_Dataset section:_
* * *
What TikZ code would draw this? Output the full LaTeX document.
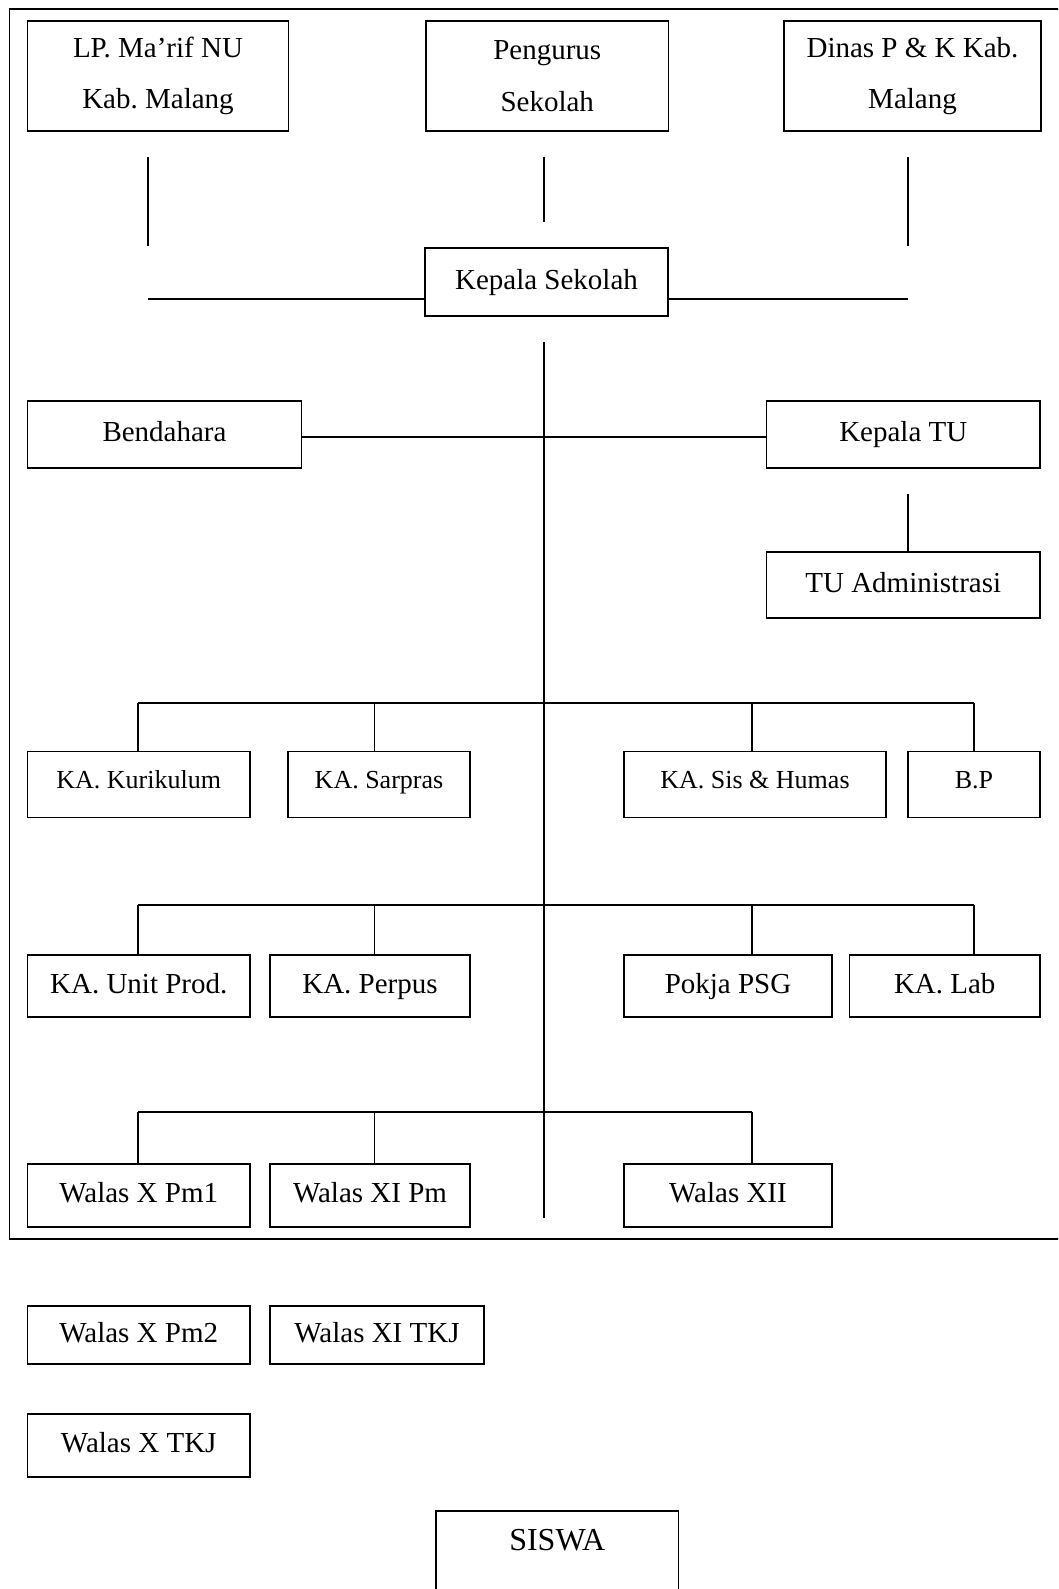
\documentclass[tikz,border=0pt]{standalone}
\usepackage{fontspec}
\setmainfont{Liberation Serif}
\usetikzlibrary{calc}
\frenchspacing

\begin{document}
\begin{tikzpicture}[x=1pt, y=-1pt,
    box/.style={draw, line width=1.4pt, inner sep=0pt, font=\fontsize{29}{35}\selectfont, text height=20pt, text depth=6pt},
    smallbox/.style={box, font=\fontsize{26}{31}\selectfont, text height=18pt, text depth=10pt},
    twoline/.style={draw, line width=1.4pt, inner sep=0pt, align=center, font=\fontsize{29}{51.5}\selectfont},
    link/.style={line width=1.3pt}]

    % Page size and clipping
    \useasboundingbox (0,0) rectangle (1058,1589);
    \clip (0,0) rectangle (1058,1589);

    % Outer frame (open on the right)
    \draw[line width=1.4pt] (1070,9) -- (9.5,9) -- (9.5,1239) -- (1070,1239);

    % Top boxes
    \node[twoline, minimum width=261pt, minimum height=110pt] (lpmaarif) at (158,76) {LP. Ma’rif NU\\Kab. Malang};
    \node[twoline, minimum width=242.5pt, minimum height=110pt] (pengurus) at (547.25,76) {Pengurus\\Sekolah};
    \node[twoline, minimum width=257pt, minimum height=110pt] (dinas) at (912.5,76) {Dinas P \& K Kab.\\Malang};

    % Head of school, treasurer, admin
    \node[box, minimum width=243pt, minimum height=68pt] (kepsek) at (546.5,282) {Kepala Sekolah};
    \node[box, minimum width=274pt, minimum height=67pt] (bendahara) at (164.5,434.5) {Bendahara};
    \node[box, minimum width=273.5pt, minimum height=67pt] (kepTU) at (903.25,434.5) {Kepala TU};
    \node[box, minimum width=273.5pt, minimum height=66pt] (tuadm) at (903.25,585) {TU Administrasi};

    % First row of heads
    \node[smallbox, minimum width=222.5pt, minimum height=66pt] (kurikulum) at (138.75,784.5) {KA. Kurikulum};
    \node[smallbox, minimum width=182pt, minimum height=66pt] (sarpras) at (379,784.5) {KA. Sarpras};
    \node[smallbox, minimum width=262pt, minimum height=66pt] (humas) at (755,784.5) {KA. Sis \& Humas};
    \node[smallbox, minimum width=132pt, minimum height=66pt] (bp) at (974,784.5) {B.P};

    % Second row of heads
    \node[box, minimum width=222.5pt, minimum height=62pt] (unitprod) at (138.75,986) {KA. Unit Prod.};
    \node[box, minimum width=200pt, minimum height=62pt] (perpus) at (370,986) {KA. Perpus};
    \node[box, minimum width=208pt, minimum height=62pt] (pokja) at (728,986) {Pokja PSG};
    \node[box, minimum width=190.5pt, minimum height=62pt] (lab) at (944.75,986) {KA. Lab};

    % Class teachers
    \node[box, minimum width=222.5pt, minimum height=63pt] (walasXa) at (138.75,1195.5) {Walas X Pm1};
    \node[box, minimum width=200pt, minimum height=63pt] (walasXIa) at (370,1195.5) {Walas XI Pm};
    \node[box, minimum width=208pt, minimum height=63pt] (walasXII) at (728,1195.5) {Walas XII};
    \node[box, minimum width=222.5pt, minimum height=58pt] (walasXb) at (138.75,1335) {Walas X Pm2};
    \node[box, minimum width=214pt, minimum height=58pt] (walasXIb) at (377,1335) {Walas XI TKJ};
    \node[box, minimum width=222.5pt, minimum height=63pt] (walasXc) at (138.75,1445.5) {Walas X TKJ};

    % Students (runs off the page)
    \node[box, font=\fontsize{32}{38}\selectfont, text height=39.7pt, text depth=80pt, minimum width=242.6pt, anchor=base] (siswa) at (557.3,1550.7) {SISWA};

    % Define coordinates
    \coordinate (lpTop) at (148,157);
    \coordinate (lpBot) at (148,246);
    \coordinate (pgTop) at (544,157);
    \coordinate (pgBot) at (544,222);
    \coordinate (dnTop) at (908,157);
    \coordinate (dnBot) at (908,246);
    \coordinate (hubL) at (148,299);
    \coordinate (hubR) at (908,299);
    \coordinate (hubM) at (544,437);
    \coordinate (trunkTop) at (544,342);
    \coordinate (trunkBot) at (544,1218);
    \coordinate (tuTop) at (908,494);
    \coordinate (b1) at (138,703);
    \coordinate (b2) at (374.5,703);
    \coordinate (b3) at (752,703);
    \coordinate (b4) at (974,703);
    \coordinate (c1) at (138,905);
    \coordinate (c2) at (374.5,905);
    \coordinate (c3) at (752,905);
    \coordinate (c4) at (974,905);
    \coordinate (d1) at (138,1112);
    \coordinate (d2) at (374.5,1112);
    \coordinate (d3) at (752,1112);

    % Lines below the top boxes
    \draw[link] (lpTop) -- (lpBot);
    \draw[link] (pgTop) -- (pgBot);
    \draw[link] (dnTop) -- (dnBot);
    \draw[link] (hubL) -- (hubL -| kepsek.west);
    \draw[link] (kepsek.east |- hubR) -- (hubR);

    % Main trunk and side branches
    \draw[link] (trunkTop) -- (trunkBot);
    \draw[link] (hubM -| bendahara.east) -- (hubM -| kepTU.west);
    \draw[link] (tuTop) -- (tuTop |- tuadm.north);

    % First bus
    \draw[link] (b1) -- (b4);
    \draw[link] (b1) -- (b1 |- kurikulum.north);
    \draw[link] (b2) -- (b2 |- sarpras.north);
    \draw[link] (b3) -- (b3 |- humas.north);
    \draw[link] (b4) -- (b4 |- bp.north);

    % Second bus
    \draw[link] (c1) -- (c4);
    \draw[link] (c1) -- (c1 |- unitprod.north);
    \draw[link] (c2) -- (c2 |- perpus.north);
    \draw[link] (c3) -- (c3 |- pokja.north);
    \draw[link] (c4) -- (c4 |- lab.north);

    % Third bus
    \draw[link] (d1) -- (d3);
    \draw[link] (d1) -- (d1 |- walasXa.north);
    \draw[link] (d2) -- (d2 |- walasXIa.north);
    \draw[link] (d3) -- (d3 |- walasXII.north);

\end{tikzpicture}
\end{document}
* * *
_Required task:_ Copy all the lines of data exactly as they appear, dropping any images.

_Result of this exercise:_
What TikZ code would draw this? Output the full LaTeX document.
\documentclass[tikz,border=0pt]{standalone}
\usepackage{fontspec}
\setmainfont{Liberation Serif}
\usetikzlibrary{calc}
\frenchspacing

\begin{document}
\begin{tikzpicture}[x=1pt, y=-1pt,
    box/.style={draw, line width=1.4pt, inner sep=0pt, font=\fontsize{29}{35}\selectfont, text height=20pt, text depth=6pt},
    smallbox/.style={box, font=\fontsize{26}{31}\selectfont, text height=18pt, text depth=10pt},
    twoline/.style={draw, line width=1.4pt, inner sep=0pt, align=center, font=\fontsize{29}{51.5}\selectfont},
    link/.style={line width=1.3pt}]

    % Page size and clipping
    \useasboundingbox (0,0) rectangle (1058,1589);
    \clip (0,0) rectangle (1058,1589);

    % Outer frame (open on the right)
    \draw[line width=1.4pt] (1070,9) -- (9.5,9) -- (9.5,1239) -- (1070,1239);

    % Top boxes
    \node[twoline, minimum width=261pt, minimum height=110pt] (lpmaarif) at (158,76) {LP. Ma’rif NU\\Kab. Malang};
    \node[twoline, minimum width=242.5pt, minimum height=110pt] (pengurus) at (547.25,76) {Pengurus\\Sekolah};
    \node[twoline, minimum width=257pt, minimum height=110pt] (dinas) at (912.5,76) {Dinas P \& K Kab.\\Malang};

    % Head of school, treasurer, admin
    \node[box, minimum width=243pt, minimum height=68pt] (kepsek) at (546.5,282) {Kepala Sekolah};
    \node[box, minimum width=274pt, minimum height=67pt] (bendahara) at (164.5,434.5) {Bendahara};
    \node[box, minimum width=273.5pt, minimum height=67pt] (kepTU) at (903.25,434.5) {Kepala TU};
    \node[box, minimum width=273.5pt, minimum height=66pt] (tuadm) at (903.25,585) {TU Administrasi};

    % First row of heads
    \node[smallbox, minimum width=222.5pt, minimum height=66pt] (kurikulum) at (138.75,784.5) {KA. Kurikulum};
    \node[smallbox, minimum width=182pt, minimum height=66pt] (sarpras) at (379,784.5) {KA. Sarpras};
    \node[smallbox, minimum width=262pt, minimum height=66pt] (humas) at (755,784.5) {KA. Sis \& Humas};
    \node[smallbox, minimum width=132pt, minimum height=66pt] (bp) at (974,784.5) {B.P};

    % Second row of heads
    \node[box, minimum width=222.5pt, minimum height=62pt] (unitprod) at (138.75,986) {KA. Unit Prod.};
    \node[box, minimum width=200pt, minimum height=62pt] (perpus) at (370,986) {KA. Perpus};
    \node[box, minimum width=208pt, minimum height=62pt] (pokja) at (728,986) {Pokja PSG};
    \node[box, minimum width=190.5pt, minimum height=62pt] (lab) at (944.75,986) {KA. Lab};

    % Class teachers
    \node[box, minimum width=222.5pt, minimum height=63pt] (walasXa) at (138.75,1195.5) {Walas X Pm1};
    \node[box, minimum width=200pt, minimum height=63pt] (walasXIa) at (370,1195.5) {Walas XI Pm};
    \node[box, minimum width=208pt, minimum height=63pt] (walasXII) at (728,1195.5) {Walas XII};
    \node[box, minimum width=222.5pt, minimum height=58pt] (walasXb) at (138.75,1335) {Walas X Pm2};
    \node[box, minimum width=214pt, minimum height=58pt] (walasXIb) at (377,1335) {Walas XI TKJ};
    \node[box, minimum width=222.5pt, minimum height=63pt] (walasXc) at (138.75,1445.5) {Walas X TKJ};

    % Students (runs off the page)
    \node[box, font=\fontsize{32}{38}\selectfont, text height=39.7pt, text depth=80pt, minimum width=242.6pt, anchor=base] (siswa) at (557.3,1550.7) {SISWA};

    % Define coordinates
    \coordinate (lpTop) at (148,157);
    \coordinate (lpBot) at (148,246);
    \coordinate (pgTop) at (544,157);
    \coordinate (pgBot) at (544,222);
    \coordinate (dnTop) at (908,157);
    \coordinate (dnBot) at (908,246);
    \coordinate (hubL) at (148,299);
    \coordinate (hubR) at (908,299);
    \coordinate (hubM) at (544,437);
    \coordinate (trunkTop) at (544,342);
    \coordinate (trunkBot) at (544,1218);
    \coordinate (tuTop) at (908,494);
    \coordinate (b1) at (138,703);
    \coordinate (b2) at (374.5,703);
    \coordinate (b3) at (752,703);
    \coordinate (b4) at (974,703);
    \coordinate (c1) at (138,905);
    \coordinate (c2) at (374.5,905);
    \coordinate (c3) at (752,905);
    \coordinate (c4) at (974,905);
    \coordinate (d1) at (138,1112);
    \coordinate (d2) at (374.5,1112);
    \coordinate (d3) at (752,1112);

    % Lines below the top boxes
    \draw[link] (lpTop) -- (lpBot);
    \draw[link] (pgTop) -- (pgBot);
    \draw[link] (dnTop) -- (dnBot);
    \draw[link] (hubL) -- (hubL -| kepsek.west);
    \draw[link] (kepsek.east |- hubR) -- (hubR);

    % Main trunk and side branches
    \draw[link] (trunkTop) -- (trunkBot);
    \draw[link] (hubM -| bendahara.east) -- (hubM -| kepTU.west);
    \draw[link] (tuTop) -- (tuTop |- tuadm.north);

    % First bus
    \draw[link] (b1) -- (b4);
    \draw[link] (b1) -- (b1 |- kurikulum.north);
    \draw[link] (b2) -- (b2 |- sarpras.north);
    \draw[link] (b3) -- (b3 |- humas.north);
    \draw[link] (b4) -- (b4 |- bp.north);

    % Second bus
    \draw[link] (c1) -- (c4);
    \draw[link] (c1) -- (c1 |- unitprod.north);
    \draw[link] (c2) -- (c2 |- perpus.north);
    \draw[link] (c3) -- (c3 |- pokja.north);
    \draw[link] (c4) -- (c4 |- lab.north);

    % Third bus
    \draw[link] (d1) -- (d3);
    \draw[link] (d1) -- (d1 |- walasXa.north);
    \draw[link] (d2) -- (d2 |- walasXIa.north);
    \draw[link] (d3) -- (d3 |- walasXII.north);

\end{tikzpicture}
\end{document}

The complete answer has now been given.